Janus micromotors for motion-capture-lighting of bacteria

Abstract

The rapid and sensitive identification of bacteria has long been a major challenge in quality control, environmental monitoring and food safety. In the current study, the “motion-capture-lighting” strategy is proposed via integration of motion-enhanced capture of bacteria and capture-induced fluorescence turn-on of micromotors. Compared with the commonly used microtubes and microparticles, micromotors of flexible fiber rods could offer multiple interactions with the bacterial surface with less steric hindrance. Janus fiber rods (JFRs) are prepared by cryocutting of aligned fibers prepared by side-by-side electrospinning. Catalase is grafted on one side of JFRs to produce oxygen bubbles for propulsion of Janus micromotors (JMs), and mannose is conjugated on the other side for specific recognition of FimH proteins from fimbriae on the bacterial surface.
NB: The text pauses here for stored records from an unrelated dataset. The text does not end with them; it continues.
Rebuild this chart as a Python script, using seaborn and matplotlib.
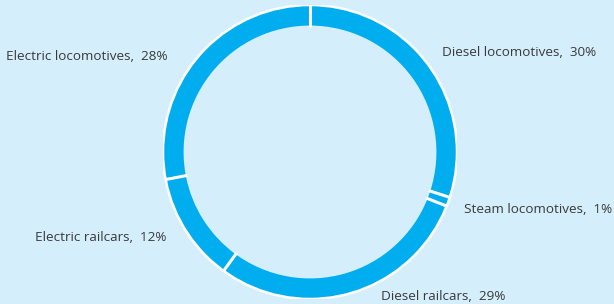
import numpy as np
import matplotlib.pyplot as plt
import seaborn as sns

# Rolling stock shares
categories = ["Diesel locomotives", "Steam locomotives", "Diesel railcars",
              "Electric railcars", "Electric locomotives"]
shares = [30, 1, 29, 12, 28]

bg = "#d5eefb"
ring = "#00aeef"
txt = "#3a3a3a"

sns.set_style("white")
plt.rcParams['font.family'] = ['Open Sans', 'DejaVu Sans']

fig = plt.figure(figsize=(6.14, 3.04), dpi=100, facecolor=bg)
ax = fig.add_axes([163 / 614, 5 / 304, 294 / 614, 294 / 304])
ax.set_facecolor(bg)

wedges, _ = ax.pie(shares, startangle=90, counterclock=False, colors=[ring] * len(shares),
                   radius=1.0, wedgeprops=dict(width=0.14, linewidth=0))

# white separators between segments and outer rim
for w in wedges:
    a = np.deg2rad(w.theta1)
    ax.plot([0.85 * np.cos(a), 1.0 * np.cos(a)], [0.85 * np.sin(a), 1.0 * np.sin(a)],
            color="white", lw=2.2, solid_capstyle="butt")
ax.add_patch(plt.Circle((0, 0), 1.0, fill=False, edgecolor="white", lw=1.8))

# label placement (axes data coords)
label_pos = [(0.90, 0.68, "left"), (1.05, -0.39, "left"), (0.48, -0.98, "left"),
             (-0.98, -0.58, "right"), (-0.97, 0.65, "right")]
for name, val, (x, y, ha) in zip(categories, shares, label_pos):
    ax.text(x, y, f"{name},  {val}%", ha=ha, va="center", fontsize=9.7, color=txt)

ax.set_xlim(-1.0, 1.0)
ax.set_ylim(-1.0, 1.0)
ax.set_aspect("equal")
ax.axis("off")

fig.savefig("out.png", dpi=100, facecolor=bg)
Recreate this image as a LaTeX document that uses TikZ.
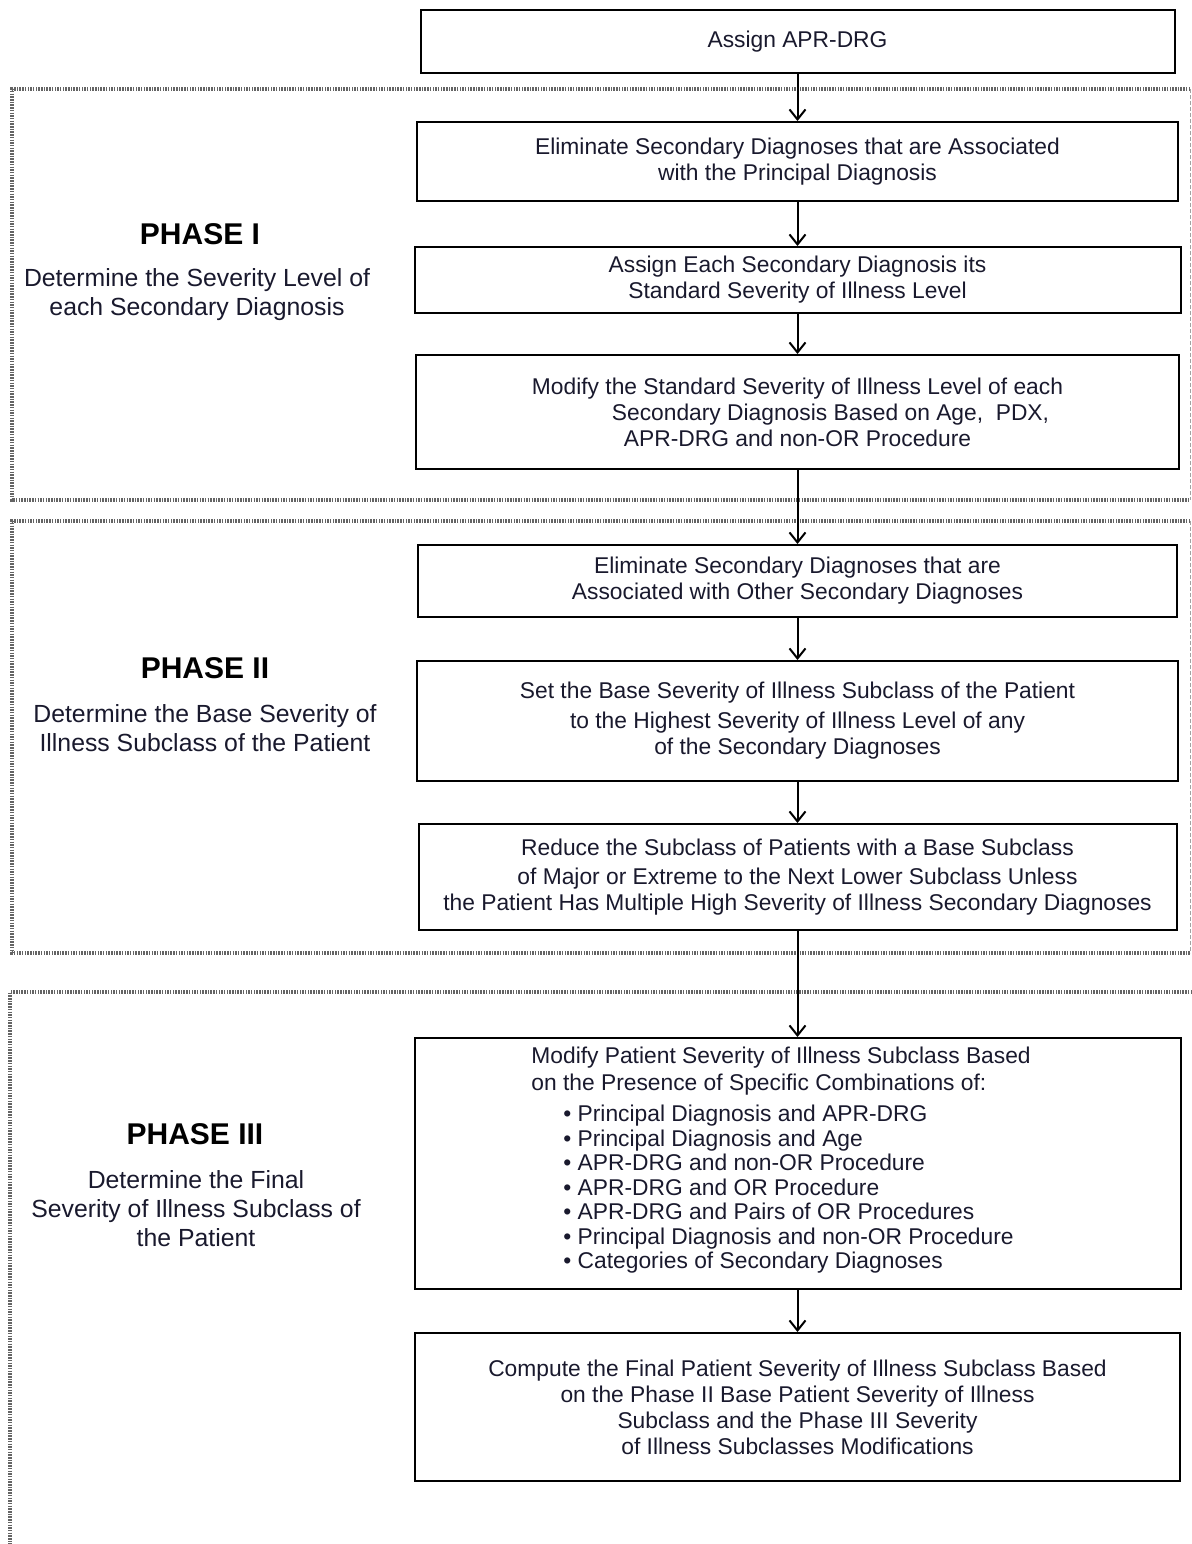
\documentclass[tikz,border=0pt]{standalone}
\usepackage{fontspec}
\setmainfont{Liberation Sans}
\usepackage{xcolor}
\usetikzlibrary{arrows.meta,positioning}
\definecolor{inkblue}{RGB}{25,25,45}
\definecolor{framegray}{RGB}{100,100,100}

\begin{document}
\begin{tikzpicture}[x=0.5pt,y=-0.5pt,
    procbox/.style={draw=black,line width=1pt,rectangle,align=center,inner sep=0pt,
        text=inkblue,font=\fontsize{11.4}{13}\selectfont},
    phasehead/.style={text=black,font=\fontsize{15}{18}\selectfont\bfseries},
    phasetext/.style={text=inkblue,align=center,font=\fontsize{12.4}{14.5}\selectfont},
    phaseline/.style={framegray,line width=1.7pt,dash pattern=on 0.75pt off 0.6pt},
    phaseedge/.style={framegray!60,line width=0.5pt,dash pattern=on 2pt off 1pt},
    flow/.style={-{Straight Barb[length=5pt,width=8pt]},line width=1pt}]
                \useasboundingbox (0,0) rectangle (1192,1544);

                % Phase frames
                \draw[phaseline] (1190,89) -- (12,89) -- (12,500) -- (1190,500);
                \draw[phaseedge] (1190,89) -- (1190,500);
                \draw[phaseline] (1190,521) -- (12,521) -- (12,953) -- (1190,953);
                \draw[phaseedge] (1190,521) -- (1190,953);
                \draw[phaseline] (1192,992) -- (10,992) -- (10,1544);

                % Phase labels
                \node[phasehead] (h1) at (200,234) {PHASE I};
                \node[phasetext] (t1) at (197,294.5) {Determine the Severity Level of\\each Secondary Diagnosis};
                \node[phasehead] (h2) at (205,668) {PHASE II};
                \node[phasetext] (t2) at (205,728) {Determine the Base Severity of\\Illness Subclass of the Patient};
                \node[phasehead] (h3) at (195,1134) {PHASE III};
                \node[phasetext] (t3) at (196,1208.5) {Determine the Final\\Severity of Illness Subclass of\\the Patient};

                % Steps
                \node[procbox,minimum width=377pt,minimum height=31.5pt] (b0) at (797.5,41.5) {Assign APR-DRG};
                \node[procbox,minimum width=380.5pt,minimum height=39.5pt] (b1) at (797.5,161.5)
                    {Eliminate Secondary Diagnoses that are Associated\\with the Principal Diagnosis};
                \node[procbox,minimum width=383pt,minimum height=33pt] (b2) at (797.5,280)
                    {Assign Each Secondary Diagnosis its\\Standard Severity of Illness Level};
                \node[procbox,minimum width=381.5pt,minimum height=57pt] (b3) at (797.5,412)
                    {Modify the Standard Severity of Illness Level of each\\\hspace*{33pt}Secondary Diagnosis Based on Age,\ \ PDX,\\APR-DRG and non-OR Procedure};
                \node[procbox,minimum width=379.5pt,minimum height=36pt] (b4) at (797.5,581)
                    {Eliminate Secondary Diagnoses that are\\Associated with Other Secondary Diagnoses};
                \node[procbox,minimum width=380.5pt,minimum height=60pt] (b5) at (797.5,721)
                    {Set the Base Severity of Illness Subclass of the Patient\\[2pt]to the Highest Severity of Illness Level of any\\of the Secondary Diagnoses};
                \node[procbox,minimum width=379pt,minimum height=53pt] (b6) at (797.5,877)
                    {Reduce the Subclass of Patients with a Base Subclass\\[1.5pt]of Major or Extreme to the Next Lower Subclass Unless\\the Patient Has Multiple High Severity of Illness Secondary Diagnoses};
                \node[procbox,minimum width=383pt,minimum height=125.5pt] (b7) at (797.5,1163.5) {};
                \node[anchor=west,inner sep=0pt,align=left,text=inkblue,
                    font=\fontsize{11.4}{12.25}\selectfont] (b7txt) at (531,1160.5)
                    {Modify Patient Severity of Illness Subclass Based\\[1.25pt]
                     on the Presence of Specific Combinations of:\\[3.25pt]
                     \hspace*{16pt}\textbullet\ Principal Diagnosis and APR-DRG\\
                     \hspace*{16pt}\textbullet\ Principal Diagnosis and Age\\
                     \hspace*{16pt}\textbullet\ APR-DRG and non-OR Procedure\\
                     \hspace*{16pt}\textbullet\ APR-DRG and OR Procedure\\
                     \hspace*{16pt}\textbullet\ APR-DRG and Pairs of OR Procedures\\
                     \hspace*{16pt}\textbullet\ Principal Diagnosis and non-OR Procedure\\
                     \hspace*{16pt}\textbullet\ Categories of Secondary Diagnoses};
                \node[procbox,minimum width=382.5pt,minimum height=74pt] (b8) at (797.5,1407)
                    {Compute the Final Patient Severity of Illness Subclass Based\\on the Phase II Base Patient Severity of Illness\\Subclass and the Phase III Severity\\of Illness Subclasses Modifications};

                % Flow
                \foreach \a/\b in {b0/b1,b1/b2,b2/b3,b3/b4,b4/b5,b5/b6,b6/b7,b7/b8}
                    \draw[flow] (\a) -- (\b);
            \end{tikzpicture}
\end{document}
The biphasic Janus structure of JFRs and the separate grafting of catalase and mannose on the opposite sides of JMs are confirmed after fluorescent labelling. JMs with aspect ratios of 0.5, 1, 2 and 4 are fabricated, and the aspect ratios of JMs show significant effects on the tracking trajectories and motion speed. JMs with the aspect ratio of 2 exhibit significantly higher magnitudes of mean square displacement (MSD) with a directional motion trajectory, leading to higher bacterial capture and larger fluorescence intensity changes. The bacteria capture leads to lighting up of JMs due to the aggregation-induced emission (AIE) effect of tetraphenylethene (TPE) derivatives. Under an ultraviolet lamp, the fluorescence color of JM suspensions turns from blue to bluish-green and to green after incubation with E. coli of 10² and 10⁵ CFU mL⁻¹, respectively. The fluorescence intensities of JM suspensions could be fitted to an equation versus bacterial concentrations, and the limit of detection (LOD) was around 45 CFU mL⁻¹ within 1 min. Thus, this study demonstrates a motion-capture-lighting strategy for visual, rapid and real-time detection of bacteria without complicated sample pretreatment, expensive apparatus, and trained operators.